First Lady Michelle Obama joined with New York City Mayor Bill de Blasio to officially open the new Whitney Museum of American Art, now housed in a 220,000 s/f building in the Meatpacking District.
First Lady Michelle Obama said, “I fell in love with the building. It is an amazing space…One visit, one performance, one touch, and who knows how you could spark a child’s imagination. I truly cannot wait to see the impact this extraordinary museum will have in the years ahead.”
Also speaking at the dedication ceremony were Adam D. Weinberg, the Alice Pratt Brown Director of the Whitney; architect Renzo Piano; and leaders of the Whitney’s Board of Trustees: Co-Chairmen Robert J. Hurst and Brooke Garber Neidich, President Neil G. Bluhm, and Honorary Chairman Flora Miller Biddle, granddaughter of artist and Museum founder Gertrude Vanderbilt Whitney.
The new building returns the Museum to the downtown area where it was founded in 1930.
With indoor and outdoor spaces that offer panoramic views east across the city, the building doubles the Museum’s previous gallery space.
Architect Renzo Piano said, “I love making buildings. I especially love making buildings for public use.

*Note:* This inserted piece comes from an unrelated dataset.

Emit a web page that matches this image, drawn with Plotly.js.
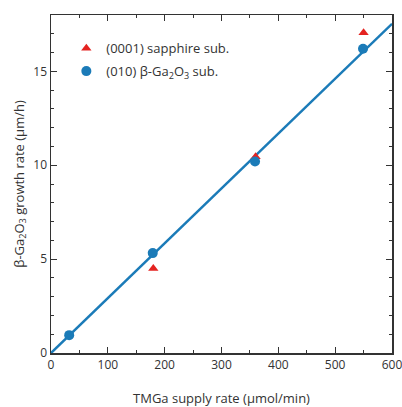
<!DOCTYPE html>
<html>
<head>
<meta charset="utf-8">
<script src="https://cdn.plot.ly/plotly-3.0.1.min.js"></script>
<style>html,body{margin:0;padding:0;background:#fff}#chart{width:402px;height:407px}</style>
</head>
<body>
<div id="chart"></div>
<script>
// TMGa supply rate (µmol/min) vs growth rate (µm/h)
const sapphireX = [180, 360, 550];
const sapphireY = [4.5, 10.45, 17.05];
const ga2o3X = [32, 179, 359, 549];
const ga2o3Y = [0.95, 5.32, 10.2, 16.2];
const fitRangeX = [0, 600];
const xTicks = [0, 100, 200, 300, 400, 500, 600];
const yTicks = [0, 5, 10, 15];

// least-squares line through the origin for the β-Ga2O3 substrate series
let sxy = 0, sxx = 0;
for (let i = 0; i < ga2o3X.length; i++) { sxy += ga2o3X[i] * ga2o3Y[i]; sxx += ga2o3X[i] * ga2o3X[i]; }
const slope = sxy / sxx;
const fitY = fitRangeX.map(x => slope * x);

const ink = '#333333';
const traces = [
  {x: fitRangeX, y: fitY, mode: 'lines', line: {color: '#1b7bb8', width: 2.5}, showlegend: false, hoverinfo: 'skip'},
  {x: sapphireX, y: sapphireY, mode: 'markers', name: '(0001) sapphire sub.', legendgroup: 'a',
   marker: {symbol: 'triangle-up', color: '#e42320', size: 9}},
  {x: ga2o3X, y: ga2o3Y, mode: 'markers', name: '(010) β-Ga<sub>2</sub>O<sub>3</sub> sub.', legendgroup: 'b',
   marker: {color: '#1b7bb8', size: 10}}
];

const axisCommon = {
  showgrid: false, zeroline: false, showline: true, linecolor: ink, linewidth: 1.5,
  mirror: 'ticks', ticks: 'inside', ticklen: 6, tickwidth: 1.2, tickcolor: ink,
  ticklabeloverflow: 'allow',
  tickfont: {family: 'Open Sans, sans-serif', size: 12, color: ink}
};

const layout = {
  width: 402, height: 407,
  margin: {l: 51, r: 10, t: 15, b: 54},
  paper_bgcolor: '#fff', plot_bgcolor: '#fff',
  font: {family: 'Open Sans, sans-serif', color: ink},
  xaxis: Object.assign({}, axisCommon, {
    range: [0, 600], tickmode: 'array', tickvals: xTicks, ticktext: xTicks.map(String),
    minor: {dtick: 50, tick0: 0, ticks: 'inside', ticklen: 3, tickcolor: ink, tickwidth: 1},
    title: {text: 'TMGa supply rate (µmol/min)', font: {size: 13, color: ink}, standoff: 27}
  }),
  yaxis: Object.assign({}, axisCommon, {
    range: [0, 18], tickmode: 'array', tickvals: yTicks, ticktext: yTicks.map(String),
    minor: {dtick: 1, tick0: 0, ticks: 'inside', ticklen: 3, tickcolor: ink, tickwidth: 1},
    title: {text: 'β-Ga<sub>2</sub>O<sub>3</sub> growth rate (µm/h)', font: {size: 13, color: ink}, standoff: 6}
  }),
  legend: {x: 0.045, y: 0.946, xanchor: 'left', yanchor: 'top', bgcolor: 'rgba(0,0,0,0)',
           font: {size: 13, color: ink}, itemwidth: 30, tracegroupgap: 3},
  showlegend: true
};

Plotly.newPlot('chart', traces, layout, {displayModeBar: false, staticPlot: true});
</script>
</body>
</html>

“Public buildings are the essence of cities because they are places where people share values. They stay together and enjoy the city. Especially among public buildings I love to make buildings for art and beauty. The reason is very simple — because art and beauty make people better people…I’m pretty sure that beauty will save the world. It will save one person at a time. It will do it.”
The 18,000 square foot exhibition gallery will be the largest column-free gallery in the city.
In addition to gallery space, the museum includes classrooms and studio spaces, art-handling spaces, a restaurant, an auditorium, special events spaces, a museum shop, a wet treatment lab, a conservation lab, film and video rooms, a theatre, and a works on paper study center.
The museum is eight stories above grade, with two below grade levels, and has a steel structure with 60 foot high and five millimeter thick enamel steel plates.
The building’s façade also has a step feature to create sculpture terraces for 15,000 square feet of outdoor galleries and event space.